Honda successfully launches and lands reusable rocket
Honda is making its ambitions in space travel clear. In a first step, the company demonstrates the launch and landing of a reusable rocket.
The Honda rocket during a test flight.
(Image: Honda)
The Japanese Honda Group, more precisely Honda R&D (Research & Development), has launched a reusable rocket at a test facility in Taiki Town in Hokkaido. Honda announced this in a statement on Tuesday. The rocket reached a maximum altitude of almost 271 meters before landing safely at the launch site.
Honda's rocket is not large and is therefore no comparison to the partially reusable Falcon 9 rocket from Elon Musk's space company SpaceX, which can carry payloads such as satellites into space. With a height of 6.3 m and a diameter of 85 cm, Honda's rocket is more of a prototype designed to show whether the technology works and can be commercialized. The dry weight of the rocket is 900 kg, the take-off weight, 1312 kg.
Landing deviation of 37 cm
On Tuesday, the rocket ascended from the Honda test site in Taiki Town. The surrounding area had been cordoned off within a safety radius of 1 km. The rocket reached an altitude of almost 271 meters. It then landed back at the launch point with a deviation of just 37 cm. The total flight time was 56.6 seconds.

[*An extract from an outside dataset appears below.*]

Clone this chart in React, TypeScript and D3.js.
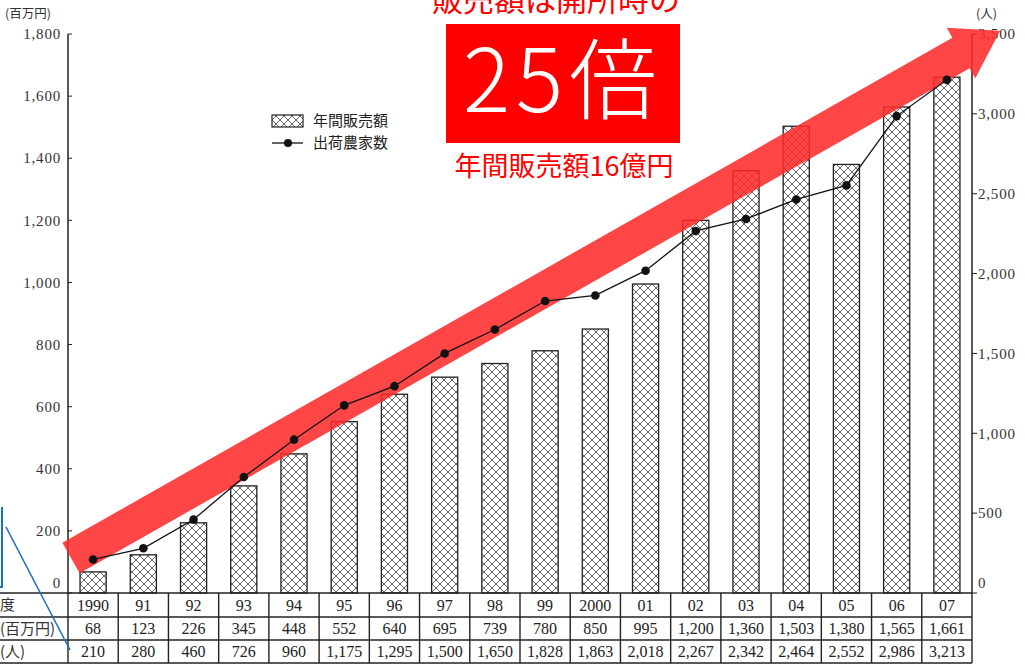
import * as d3 from "d3";
import React from "react";

// 年度・年間販売額(百万円)・出荷農家数(人)
const years = ["1990", "91", "92", "93", "94", "95", "96", "97", "98", "99", "2000", "01", "02", "03", "04", "05", "06", "07"];
const sales = [68, 123, 226, 345, 448, 552, 640, 695, 739, 780, 850, 995, 1200, 1360, 1503, 1380, 1565, 1661];
const farmers = [210, 280, 460, 726, 960, 1175, 1295, 1500, 1650, 1828, 1863, 2018, 2267, 2342, 2464, 2552, 2986, 3213];
const leftTicks = [0, 200, 400, 600, 800, 1000, 1200, 1400, 1600, 1800];
const rightTicks = [0, 500, 1000, 1500, 2000, 2500, 3000, 3500];
const rowLabels = ["度", "(百万円)", "(人)"];

const width = 1025;
const height = 666;
const plot = { left: 68, right: 972, top: 34, bottom: 593 };
const rowsY = [593, 617, 640, 663];

const serif = "'Liberation Serif', 'DejaVu Serif', serif";
const jp = "'Noto Sans CJK JP', sans-serif";

export default function App() {
  const x = d3
    .scaleBand<string>()
    .domain(years)
    .range([plot.left, plot.right])
    .paddingInner(0.48)
    .paddingOuter(0.24);
  const step = x.step();
  const yL = d3.scaleLinear().domain([0, 1800]).range([plot.bottom, plot.top]);
  const yR = d3.scaleLinear().domain([0, 3500]).range([plot.bottom, plot.top]);
  const fmt = d3.format(",");

  const cx = (i: number) => (x(years[i]) || 0) + x.bandwidth() / 2;
  const line = d3
    .line<number>()
    .x((_, i) => cx(i))
    .y((d) => yR(d));

  // big red arrow (annotation)
  const T = [71, 558];
  const B = [961, 53];
  const len = Math.hypot(B[0] - T[0], B[1] - T[1]);
  const u = [(B[0] - T[0]) / len, (B[1] - T[1]) / len];
  const n = [-u[1], u[0]];
  const hw = 17.5;
  const hh = 29;
  const hl = 45;
  const p = (o: number[], k: number) => [o[0] + n[0] * k, o[1] + n[1] * k];
  const tip = [B[0] + u[0] * hl, B[1] + u[1] * hl];
  const arrowPts = [p(T, -hw), p(B, -hw), p(B, -hh), tip, p(B, hh), p(B, hw), p(T, hw)];

  return (
    <svg
      width={width}
      height={height}
      style={{ position: "absolute", left: 0, top: 0, background: "#fff" }}
    >
      <defs>
        <pattern id="hatch" width={8} height={8} patternUnits="userSpaceOnUse">
          <rect width={8} height={8} fill="#fff" />
          <path d="M0,0L8,8M8,0L0,8" stroke="#555" strokeWidth={0.9} />
        </pattern>
      </defs>

      {/* axis titles */}
      <text x={5} y={18} fontFamily={jp} fontSize={12.5} fill="#333">(百万円)</text>
      <text x={976} y={18} fontFamily={jp} fontSize={12.5} fill="#333">(人)</text>

      {/* axes */}
      <line x1={plot.left} x2={plot.left} y1={plot.top} y2={plot.bottom} stroke="#222" strokeWidth={1.5} />
      <line x1={plot.right} x2={plot.right} y1={plot.top} y2={plot.bottom} stroke="#222" strokeWidth={1.5} />
      {leftTicks.map((t) => (
        <g key={"l" + t}>
          <line x1={plot.left} x2={plot.left + 4} y1={yL(t)} y2={yL(t)} stroke="#222" />
          <text
            x={61}
            y={Math.min(yL(t), 583)}
            dy="0.35em"
            textAnchor="end"
            fontFamily={serif}
            fontSize={15}
            letterSpacing={0.8}
            fill="#333"
          >
            {fmt(t)}
          </text>
        </g>
      ))}
      {rightTicks.map((t) => (
        <g key={"r" + t}>
          <line x1={plot.right} x2={plot.right + 5} y1={yR(t)} y2={yR(t)} stroke="#222" />
          <text
            x={978}
            y={Math.min(yR(t), 583)}
            dy="0.35em"
            fontFamily={serif}
            fontSize={15}
            letterSpacing={0.8}
            fill="#333"
          >
            {fmt(t)}
          </text>
        </g>
      ))}

      {/* bars */}
      {sales.map((v, i) => (
        <rect
          key={years[i]}
          x={x(years[i])}
          y={yL(v)}
          width={x.bandwidth()}
          height={plot.bottom - yL(v)}
          fill="url(#hatch)"
          stroke="#222"
          strokeWidth={1.3}
        />
      ))}

      {/* legend */}
      <rect x={272} y={115} width={31} height={12} fill="url(#hatch)" stroke="#222" strokeWidth={1.2} />
      <text x={313} y={121} dy="0.35em" fontFamily={jp} fontSize={15} fill="#222">年間販売額</text>
      <line x1={272} x2={303} y1={143} y2={143} stroke="#111" strokeWidth={1.3} />
      <circle cx={288} cy={143} r={4} fill="#111" />
      <text x={313} y={143} dy="0.35em" fontFamily={jp} fontSize={15} fill="#222">出荷農家数</text>

      {/* arrow */}
      <polygon points={arrowPts.map((q) => q.join(",")).join(" ")} fill="#ff2b2b" opacity={0.87} />

      {/* line */}
      <path d={line(farmers) || ""} fill="none" stroke="#111" strokeWidth={1.3} />
      {farmers.map((v, i) => (
        <circle key={"c" + i} cx={cx(i)} cy={yR(v)} r={4.3} fill="#111" />
      ))}

      {/* table */}
      {rowsY.map((ry, i) => (
        <line key={"h" + i} x1={0} x2={plot.right} y1={ry} y2={ry} stroke="#222" strokeWidth={1.4} />
      ))}
      {d3.range(years.length + 1).map((i) => (
        <line
          key={"v" + i}
          x1={plot.left + i * step}
          x2={plot.left + i * step}
          y1={rowsY[0]}
          y2={rowsY[3]}
          stroke="#222"
          strokeWidth={1.4}
        />
      ))}
      {rowLabels.map((lab, r) => (
        <text
          key={"rl" + r}
          x={0}
          y={(rowsY[r] + rowsY[r + 1]) / 2}
          dy="0.35em"
          fontFamily={jp}
          fontSize={15}
          fill="#333"
        >
          {lab}
        </text>
      ))}
      {[years, sales.map(fmt), farmers.map(fmt)].map((row, r) =>
        row.map((s, i) => (
          <text
            key={"t" + r + "-" + i}
            x={cx(i)}
            y={(rowsY[r] + rowsY[r + 1]) / 2}
            dy="0.36em"
            textAnchor="middle"
            fontFamily={serif}
            fontSize={16}
            fill="#222"
          >
            {s}
          </text>
        ))
      )}

      {/* blue annotation lines */}
      <line x1={2} x2={2} y1={507} y2={587} stroke="#1f6fc0" strokeWidth={2} />
      <line x1={0} x2={3} y1={587} y2={587} stroke="#1f6fc0" strokeWidth={2} />
      <line x1={6} x2={70} y1={527} y2={650} stroke="#1f6fc0" strokeWidth={1.6} />

      {/* headline */}
      <text x={556} y={11} textAnchor="middle" fontFamily={jp} fontSize={31} fill="#ff0000">
        販売額は開所時の
      </text>
      <rect x={446} y={24} width={234} height={119} fill="#ff0000" />
      <text
        x={563}
        y={112}
        textAnchor="middle"
        fontFamily={jp}
        fontSize={88}
        fontWeight={300}
        letterSpacing={6}
        fill="#fff"
      >
        25倍
      </text>
      <text x={564} y={176} textAnchor="middle" fontFamily={jp} fontSize={27} fill="#ff0000">
        年間販売額16億円
      </text>
    </svg>
  );
}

Honda has big ambitions. The company wants to realize suborbital space flights by 2029. Testing the rocket is part of the basic research needed to safely master rocket technology. Honda had already announced plans to build reusable rockets in 2021. So far, little of this has been made public. In this respect, Honda has achieved a surprising coup with the successful launch and landing of a reusable rocket.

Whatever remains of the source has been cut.